We also found out that Costa Rica has become the world’s leading exporter of pineapples. (Second place goes to Belgium, somehow, so scepticism is allowed.) Thing is, pineapples are not native to Central America, and the land has to be wracked with chemicals and pesticides to make them grow, which has grim effects on the ecosystem. Same is true for bananas, and worst of all the palm trees grown industrially in huge numbers for their oil. Costa Ricans are currently trying to work out where the line between agricultural and tourism profit lies. Let’s hope they judge it right, but so far, looking at the countless dull grids of palms from a light aircraft on the first leg of our journey home, it’s not looking great.
Strangely, one thing you don’t see growing a lot is beans. Oh God, the beans. An all-pervading menace contaminating every Costa Rican meal, you think you’d be safe with a plate of sunny-side up on toast smothered with spicy tomatoes, only to find they’d somehow smeared some kind of black bean paste on the underside of the eggs.
By Christ, the food is diabolical, and this is coming from an Englishman. It was epitomised by the ‘traditional Tico breakfast’ (Tico being how Costa Ricans refer to themselves). This was two fried eggs, a slab of Dairylea-like ‘cheese’, plantain, a small pancake containing unspecified vegetable matter, a pot of sour cream, some pineapple and the ubiquitous ‘gallo pinto’ (rice and beans). I stared at it. Went for it. Stared at it some more. Left hungry.
That said, I must commend the national beverage: Imperial. In the implausible alternate universe where I fight for sobriety in the war of temperance, lager would be first up against the wall as for the most part it’s hateful pish, but Imperial hit the spot more than once.
As did Costa Rica as a whole. This was unlike other trips in that we weren’t sure what to expect before we went, and weren’t entirely sure what we’d had by the end of it. But we knew this had been an excellent place to visit.

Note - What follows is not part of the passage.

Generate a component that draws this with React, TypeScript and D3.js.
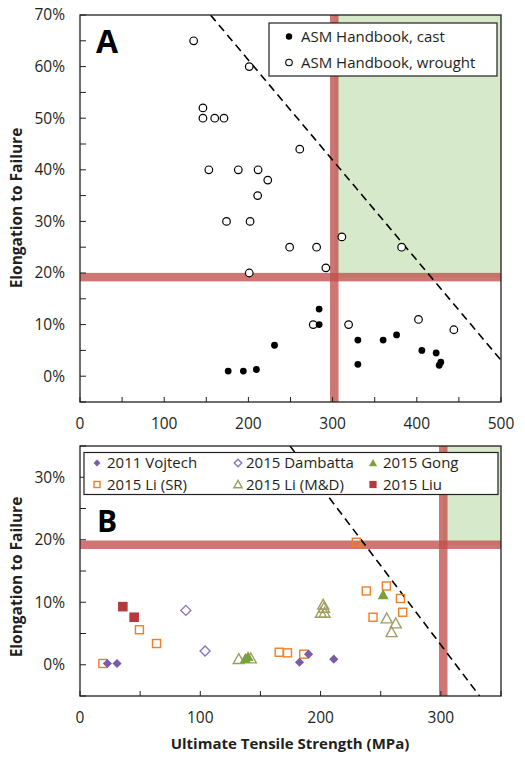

It’s a lovely, natural landscape. More than once the thought came into my mind that the scene I was looking at, be it the tops of thousands of trees from a hillside road or a beautiful waterfall in a forest glen, must have looked exactly like this for millions upon millions of years. There’s a simple peace in realising that, like looking at the stars.
Add the bounty of creatures hiding themselves behind every bush, and this becomes one of the most relaxing destinations you could hope to visit. And I hope it resists the lure of industrial capitalism and stays that way, though there’s a tough road ahead. We would do well to let it stay the Land Before Time. We don’t have to milk the entire planet for every last resource. We don’t as a species need more more more all the damn time.
This is a big planet and we’ve got plenty of places humanity can mess with already. Let’s try to leave Costa Rica to the birds and the beasts playing the world’s biggest ever game of hide and seek.